Newsom could’ve mimicked the feeble response of his Democratic colleagues during a previous authoritarian flash point of Trump’s second term: the attempted deportation of immigrant Mahmoud Khalil in March for his pro-Palestinian political views. Despite Trump’s transparent broadside against free speech rights, Democrats cowered, out of apparent concern that support of Khahil might come across as endorsement of his political views and out of an apprehensiveness about standing up for immigrants. New York Gov. Kathy Hochul and New York City Mayor Eric Adams refused to weigh in on the administration pursuing a political arrest of a resident of their state. House Minority Leader Hakeem Jeffries and Senate Minority Leader Chuck Schumer dragged their feet before releasing mealymouthed statements. As the party dithered, Trump felt emboldened and went after even more immigrants for their speech.
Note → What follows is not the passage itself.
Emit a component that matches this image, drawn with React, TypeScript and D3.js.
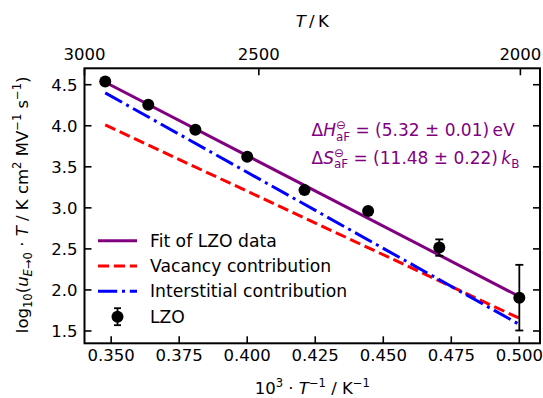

By contrast, Newsom has taken a firm position and stood up for undocumented immigrants, and is owning the chaos unfolding in the largest city in his state. Newsom’s approach might not pass muster with what polling data and party consultants suggest. (Such professionals would be looking for the perfectly calibrated position to address the political liabilities of immigration and urban disorder while maximizing vote share in the next election cycle.) And Newsom’s position could conceivably hurt his potential 2028 dreams — it’s too early to say. But doing what he’s doing is trending in the direction required for a real defense of democracy.